## What you are asked to do
Make an exact copy of the lines, leaving the pictures out.

## Data lines
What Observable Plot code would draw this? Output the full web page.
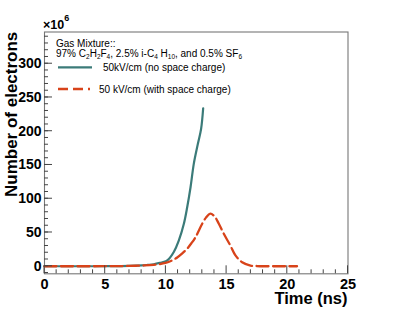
<!DOCTYPE html>
<html>
<head>
<meta charset="utf-8">
<script src="https://cdn.jsdelivr.net/npm/d3@7"></script>
<script src="https://cdn.jsdelivr.net/npm/@observablehq/plot@0.6"></script>
<style>
  html, body { margin: 0; padding: 0; background: white; }
  svg { display: block; }
</style>
</head>
<body>
<div id="chart"></div>
<script>
// Time (ns) and number of electrons (x10^6)
const noSCTime   = [0, 2, 4, 6, 7, 8, 8.5, 9, 9.5, 10, 10.3, 10.65, 11.06, 11.48, 11.75, 12.03, 12.3, 12.63, 12.9, 13.07];
const noSCCount  = [0, 0, 0, 0.2, 0.5, 1.2, 2, 3, 5, 7.5, 12, 21, 38, 63, 87, 117, 152, 181, 203.5, 234];
const withSCTime = [0, 2, 4, 6, 7, 8, 9, 9.97, 10.5, 10.93, 11.35, 11.75, 12.1, 12.44, 12.99, 13.3, 13.65, 14.0, 14.36, 14.77, 15.3, 15.73, 16.28, 16.97, 17.5, 18, 19, 20, 20.8];
const withSCCount= [0, 0, 0, 0.2, 0.5, 1, 2, 5, 8.5, 13, 19, 26, 34, 43, 63, 72, 78, 74, 63, 48, 31, 16, 6, 1, 0.3, 0, 0, 0, 0];

const xMajorTicks = [0, 5, 10, 15, 20, 25];
const xMinorTicks = d3.range(0, 26, 1);
const yMajorTicks = [0, 50, 100, 150, 200, 250, 300];
const yMinorTicks = d3.range(-10, 341, 10);

const xTitle = "Time (ns)";
const yTitle = "Number of electrons";
const seriesNames = ["50kV/cm (no space charge)", "50 kV/cm (with space charge)"];
const tealColor = "#3b7b79";
const redColor = "#d8431a";

const noSC = noSCTime.map((t, i) => ({t, n: noSCCount[i]}));
const withSC = withSCTime.map((t, i) => ({t, n: withSCCount[i]}));

const font = "'Liberation Sans', Arial, Helvetica, sans-serif";

const W = 394, H = 309, ML = 44, MR = 46.5, MT = 31.5, MB = 35.7;

const chart = Plot.plot({
  width: W,
  height: H,
  marginLeft: ML,
  marginRight: MR,
  marginTop: MT,
  marginBottom: MB,
  style: {fontFamily: font, background: "white", color: "black"},
  x: {domain: [0, 25]},
  y: {domain: [-11.2, 347]},
  marks: [
    Plot.frame({stroke: "#777", strokeWidth: 1.1}),
    Plot.axisX({ticks: xMajorTicks, tickSize: 0, tickPadding: 4.5, label: null, fontSize: 14.5, fontWeight: "bold", fill: "black"}),
    Plot.axisY({ticks: yMajorTicks, tickSize: 0, tickPadding: 3, label: null, fontSize: 14, fontWeight: "bold", fill: "black"}),
    Plot.line(noSC, {x: "t", y: "n", stroke: tealColor, strokeWidth: 2.2, curve: "catmull-rom"}),
    Plot.line(withSC, {x: "t", y: "n", stroke: redColor, strokeWidth: 2.3, strokeDasharray: "12,4.5", curve: "catmull-rom"})
  ]
});

document.getElementById("chart").appendChild(chart);

const svg = d3.select(chart);
const xs = chart.scale("x"), ys = chart.scale("y");
const x0 = xs.range[0], yBottom = ys.range[0];

// inward ticks (ROOT style) placed through the plot's own scales
const tg = svg.append("g").attr("stroke", "#444").attr("stroke-width", 1);
const tickLine = (x1, y1, x2, y2) => tg.append("line").attr("x1", x1).attr("y1", y1).attr("x2", x2).attr("y2", y2);
xMinorTicks.forEach(v => { const px = xs.apply(v); tickLine(px, yBottom, px, yBottom - (xMajorTicks.includes(v) ? 8 : 4)); });
yMinorTicks.forEach(v => { const py = ys.apply(v); tickLine(x0, py, x0 + 4, py); });
yMajorTicks.forEach(v => { const py = ys.apply(v); tickLine(x0, py, x0 + 8, py); });

const g = svg.append("g").attr("font-family", font).attr("fill", "black").attr("text-anchor", "start");

// exponent label
const ex = g.append("text").attr("x", 43).attr("y", 28.5).attr("font-size", 12.5).attr("font-weight", "bold");
ex.append("tspan").text("\u00d710");
ex.append("tspan").attr("dy", -7.5).attr("font-size", 9).text("6");

// axis titles
g.append("text").attr("x", 347.5).attr("y", 303.5).attr("text-anchor", "end")
  .attr("font-size", 16.5).attr("font-weight", "bold").text(xTitle);
g.append("text").attr("transform", "translate(16.5,31.7) rotate(-90)").attr("text-anchor", "end")
  .attr("font-size", 17).attr("font-weight", "bold").text(yTitle);

// header text
g.append("text").attr("x", 56).attr("y", 46.5).attr("font-size", 10).text("Gas Mixture::");
const parts = [["97% C", 0], ["2", 1], ["H", 0], ["2", 1], ["F", 0], ["4", 1], [", 2.5% i-C", 0], ["4", 1], [" H", 0], ["10", 1], [", and 0.5% SF", 0], ["6", 1]];
const l2 = g.append("text").attr("x", 56).attr("y", 56.5).attr("font-size", 10);
let prev = 0;
parts.forEach(([s, sub]) => {
  const ts = l2.append("tspan").text(s);
  const dy = (sub ? 2.5 : 0) - (prev ? 2.5 : 0);
  if (dy) ts.attr("dy", dy);
  if (sub) ts.attr("font-size", 6.5);
  prev = sub;
});

// legend
g.append("line").attr("x1", 58).attr("x2", 92).attr("y1", 67.3).attr("y2", 67.3)
  .attr("stroke", tealColor).attr("stroke-width", 2.2);
g.append("text").attr("x", 103).attr("y", 70.5).attr("font-size", 10).text(seriesNames[0]);
g.append("line").attr("x1", 58).attr("x2", 90).attr("y1", 89).attr("y2", 89)
  .attr("stroke", redColor).attr("stroke-width", 2.3).attr("stroke-dasharray", "10,5");
g.append("text").attr("x", 99).attr("y", 92.5).attr("font-size", 10).text(seriesNames[1]);
</script>
</body>
</html>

## Exercise response
What Observable Plot code would draw this? Output the full web page.
<!DOCTYPE html>
<html>
<head>
<meta charset="utf-8">
<script src="https://cdn.jsdelivr.net/npm/d3@7"></script>
<script src="https://cdn.jsdelivr.net/npm/@observablehq/plot@0.6"></script>
<style>
  html, body { margin: 0; padding: 0; background: white; }
  svg { display: block; }
</style>
</head>
<body>
<div id="chart"></div>
<script>
// Time (ns) and number of electrons (x10^6)
const noSCTime   = [0, 2, 4, 6, 7, 8, 8.5, 9, 9.5, 10, 10.3, 10.65, 11.06, 11.48, 11.75, 12.03, 12.3, 12.63, 12.9, 13.07];
const noSCCount  = [0, 0, 0, 0.2, 0.5, 1.2, 2, 3, 5, 7.5, 12, 21, 38, 63, 87, 117, 152, 181, 203.5, 234];
const withSCTime = [0, 2, 4, 6, 7, 8, 9, 9.97, 10.5, 10.93, 11.35, 11.75, 12.1, 12.44, 12.99, 13.3, 13.65, 14.0, 14.36, 14.77, 15.3, 15.73, 16.28, 16.97, 17.5, 18, 19, 20, 20.8];
const withSCCount= [0, 0, 0, 0.2, 0.5, 1, 2, 5, 8.5, 13, 19, 26, 34, 43, 63, 72, 78, 74, 63, 48, 31, 16, 6, 1, 0.3, 0, 0, 0, 0];

const xMajorTicks = [0, 5, 10, 15, 20, 25];
const xMinorTicks = d3.range(0, 26, 1);
const yMajorTicks = [0, 50, 100, 150, 200, 250, 300];
const yMinorTicks = d3.range(-10, 341, 10);

const xTitle = "Time (ns)";
const yTitle = "Number of electrons";
const seriesNames = ["50kV/cm (no space charge)", "50 kV/cm (with space charge)"];
const tealColor = "#3b7b79";
const redColor = "#d8431a";

const noSC = noSCTime.map((t, i) => ({t, n: noSCCount[i]}));
const withSC = withSCTime.map((t, i) => ({t, n: withSCCount[i]}));

const font = "'Liberation Sans', Arial, Helvetica, sans-serif";

const W = 394, H = 309, ML = 44, MR = 46.5, MT = 31.5, MB = 35.7;

const chart = Plot.plot({
  width: W,
  height: H,
  marginLeft: ML,
  marginRight: MR,
  marginTop: MT,
  marginBottom: MB,
  style: {fontFamily: font, background: "white", color: "black"},
  x: {domain: [0, 25]},
  y: {domain: [-11.2, 347]},
  marks: [
    Plot.frame({stroke: "#777", strokeWidth: 1.1}),
    Plot.axisX({ticks: xMajorTicks, tickSize: 0, tickPadding: 4.5, label: null, fontSize: 14.5, fontWeight: "bold", fill: "black"}),
    Plot.axisY({ticks: yMajorTicks, tickSize: 0, tickPadding: 3, label: null, fontSize: 14, fontWeight: "bold", fill: "black"}),
    Plot.line(noSC, {x: "t", y: "n", stroke: tealColor, strokeWidth: 2.2, curve: "catmull-rom"}),
    Plot.line(withSC, {x: "t", y: "n", stroke: redColor, strokeWidth: 2.3, strokeDasharray: "12,4.5", curve: "catmull-rom"})
  ]
});

document.getElementById("chart").appendChild(chart);

const svg = d3.select(chart);
const xs = chart.scale("x"), ys = chart.scale("y");
const x0 = xs.range[0], yBottom = ys.range[0];

// inward ticks (ROOT style) placed through the plot's own scales
const tg = svg.append("g").attr("stroke", "#444").attr("stroke-width", 1);
const tickLine = (x1, y1, x2, y2) => tg.append("line").attr("x1", x1).attr("y1", y1).attr("x2", x2).attr("y2", y2);
xMinorTicks.forEach(v => { const px = xs.apply(v); tickLine(px, yBottom, px, yBottom - (xMajorTicks.includes(v) ? 8 : 4)); });
yMinorTicks.forEach(v => { const py = ys.apply(v); tickLine(x0, py, x0 + 4, py); });
yMajorTicks.forEach(v => { const py = ys.apply(v); tickLine(x0, py, x0 + 8, py); });

const g = svg.append("g").attr("font-family", font).attr("fill", "black").attr("text-anchor", "start");

// exponent label
const ex = g.append("text").attr("x", 43).attr("y", 28.5).attr("font-size", 12.5).attr("font-weight", "bold");
ex.append("tspan").text("\u00d710");
ex.append("tspan").attr("dy", -7.5).attr("font-size", 9).text("6");

// axis titles
g.append("text").attr("x", 347.5).attr("y", 303.5).attr("text-anchor", "end")
  .attr("font-size", 16.5).attr("font-weight", "bold").text(xTitle);
g.append("text").attr("transform", "translate(16.5,31.7) rotate(-90)").attr("text-anchor", "end")
  .attr("font-size", 17).attr("font-weight", "bold").text(yTitle);

// header text
g.append("text").attr("x", 56).attr("y", 46.5).attr("font-size", 10).text("Gas Mixture::");
const parts = [["97% C", 0], ["2", 1], ["H", 0], ["2", 1], ["F", 0], ["4", 1], [", 2.5% i-C", 0], ["4", 1], [" H", 0], ["10", 1], [", and 0.5% SF", 0], ["6", 1]];
const l2 = g.append("text").attr("x", 56).attr("y", 56.5).attr("font-size", 10);
let prev = 0;
parts.forEach(([s, sub]) => {
  const ts = l2.append("tspan").text(s);
  const dy = (sub ? 2.5 : 0) - (prev ? 2.5 : 0);
  if (dy) ts.attr("dy", dy);
  if (sub) ts.attr("font-size", 6.5);
  prev = sub;
});

// legend
g.append("line").attr("x1", 58).attr("x2", 92).attr("y1", 67.3).attr("y2", 67.3)
  .attr("stroke", tealColor).attr("stroke-width", 2.2);
g.append("text").attr("x", 103).attr("y", 70.5).attr("font-size", 10).text(seriesNames[0]);
g.append("line").attr("x1", 58).attr("x2", 90).attr("y1", 89).attr("y2", 89)
  .attr("stroke", redColor).attr("stroke-width", 2.3).attr("stroke-dasharray", "10,5");
g.append("text").attr("x", 99).attr("y", 92.5).attr("font-size", 10).text(seriesNames[1]);
</script>
</body>
</html>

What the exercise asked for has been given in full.